The assistant treasurer has been very much involved in the consultant’s work, and has a been working alongside him, selectmen were told, but “my impression is that the treasurer has not attended at all.” (Being on vacation, Mr. Brightman was unavailable for comment.)

Selectman Brian Valcourt said he finds it remarkable that the treasurer has been on the job four years “and still doesn’t know how to do payroll.”

“I can’t stress enough how important it is for people to come to Town Meeting” and support making the treasurer’s job an appointed one, rather than elected. That change was proposed at a previous town meeting but was narrowly defeated by voters.

“This is the exact nightmare we warned about five years ago,” Mr. Valcourt said. Rescue efforts so far have cost the town $85,000, he added.

“I have heard little rumblings about we are making too big a deal of this,” Ms. Shufelt said. But of the town’s $40 million budget, over $30 million is payroll, another $3 million is health insurance which is processed by the treasurer’s office, and the town is about to have $50 million of new bonding go through there treasurer’s office.

“This is lot of responsibility which is why we are so focused on it and why we are so concerned.”
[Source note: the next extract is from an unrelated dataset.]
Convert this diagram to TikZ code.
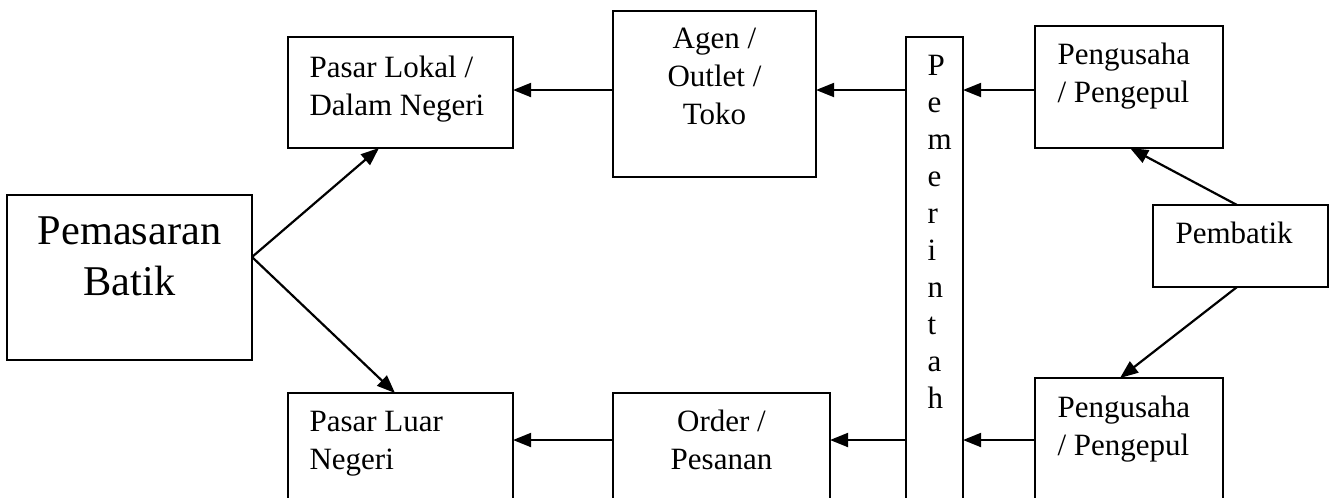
\documentclass[tikz,border=0pt]{standalone}
\usepackage{fontspec}
\setmainfont{Liberation Serif}
\usetikzlibrary{arrows.meta,calc}
\newcommand{\skala}{0.387pt}
\tikzset{
  kotak/.style={draw, line width=0.85pt, anchor=north west, inner sep=0pt, outer sep=0pt},
  teks/.style={inner sep=0pt, font=\fontsize{12}{14.7}\selectfont},
  panah/.style={line width=0.85pt, -{Triangle[length=7pt, width=5.4pt]}}
}
\begin{document}
\begin{tikzpicture}[x=\skala, y=-\skala]
  \clip (0,0) rectangle (1334,497);
  % kotak-kotak
  \node[kotak, minimum width=245*\skala, minimum height=165*\skala] (pemasaran) at (7,195) {};
  \node[kotak, minimum width=225*\skala, minimum height=111*\skala] (lokal) at (288,37) {};
  \node[kotak, minimum width=225*\skala, minimum height=150*\skala] (luar) at (288,393) {};
  \node[kotak, minimum width=203*\skala, minimum height=166*\skala] (agen) at (613,11) {};
  \node[kotak, minimum width=217*\skala, minimum height=150*\skala] (order) at (613,393) {};
  \node[kotak, minimum width=57*\skala, minimum height=500*\skala] (pemerintah) at (906,37) {};
  \node[kotak, minimum width=188*\skala, minimum height=122*\skala] (pengusahaA) at (1035,26) {};
  \node[kotak, minimum width=175*\skala, minimum height=82*\skala] (pembatik) at (1153,205) {};
  \node[kotak, minimum width=188*\skala, minimum height=150*\skala] (pengusahaB) at (1035,378) {};
  % isi teks (titik acuan = garis dasar baris terakhir)
  \node[teks, anchor=base, align=center, font=\fontsize{16.4}{19.4}\selectfont] (tpemasaran)
    at ($(pemasaran.north)+(0,100)$) {Pemasaran\\Batik};
  \node[teks, anchor=base west, align=left] (tlokal) at ($(lokal.north west)+(21,78)$) {Pasar Lokal /\\Dalam Negeri};
  \node[teks, anchor=base west, align=left] (tluar) at ($(luar.north west)+(21,76)$) {Pasar Luar\\Negeri};
  \node[teks, anchor=base, align=center] (tagen) at ($(agen.north)+(0,113)$) {Agen /\\Outlet /\\Toko};
  \node[teks, anchor=base, align=center] (torder) at ($(order.north)+(0,76)$) {Order /\\Pesanan};
  \node[teks, anchor=base west, align=left, font=\fontsize{12}{14.3}\selectfont] (tpemerintah)
    at ($(pemerintah.north west)+(21,371)$) {P\\e\\m\\e\\r\\i\\n\\t\\a\\h};
  \node[teks, anchor=base west, align=left] (tpengusahaA) at ($(pengusahaA.north west)+(22,76)$) {Pengusaha\\/ Pengepul};
  \node[teks, anchor=base west, align=left] (tpengusahaB) at ($(pengusahaB.north west)+(22,77)$) {Pengusaha\\/ Pengepul};
  \node[teks, anchor=base west] (tpembatik) at ($(pembatik.north west)+(22,38)$) {Pembatik};
  % baris panah
  \coordinate (pangkal) at (252,257);
  \coordinate (barisatas) at (0,90);
  \coordinate (barisbawah) at (0,440);
  \draw[panah] (pangkal) -- ($(lokal.south west)+(91,0)$);
  \draw[panah] (pangkal) -- ($(luar.north west)+(107,0)$);
  \draw[panah] (agen.west |- barisatas) -- (lokal.east |- barisatas);
  \draw[panah] (pemerintah.west |- barisatas) -- (agen.east |- barisatas);
  \draw[panah] (pengusahaA.west |- barisatas) -- (pemerintah.east |- barisatas);
  \draw[panah] (order.west |- barisbawah) -- (luar.east |- barisbawah);
  \draw[panah] (pemerintah.west |- barisbawah) -- (order.east |- barisbawah);
  \draw[panah] (pengusahaB.west |- barisbawah) -- (pemerintah.east |- barisbawah);
  \draw[panah] ($(pembatik.north west)+(84,0)$) -- ($(pengusahaA.south west)+(95,0)$);
  \draw[panah] ($(pembatik.south west)+(84,0)$) -- ($(pengusahaB.north west)+(85,0)$);
\end{tikzpicture}
\end{document}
Racing to meet free cash deadline

Selectman Richard Brewer, who sits on the treasurer’s office oversight committee, said he believes the consultant is making progress ”pretty much as we expected” on the 17-month backlog of reconciliation of accounts.

The pace of the catch-up work is critical because if it is not complete well before town meeting, the town risks losing access to the free cash account on which it relies for a considerable portion of its budget.

Town Administrator Tim King said that the consultant has completed the reconciliation work through October of 2017, but “they still have quite a ways to go” to reach June 30, 2018.

“I hope but am not overly confident, that he will be able to complete it in time to have free cash certified in time for Town Meeting.”

“I don’t have any concern” about that part of the work, Ms. Raus said — it is the training situation that has her worried.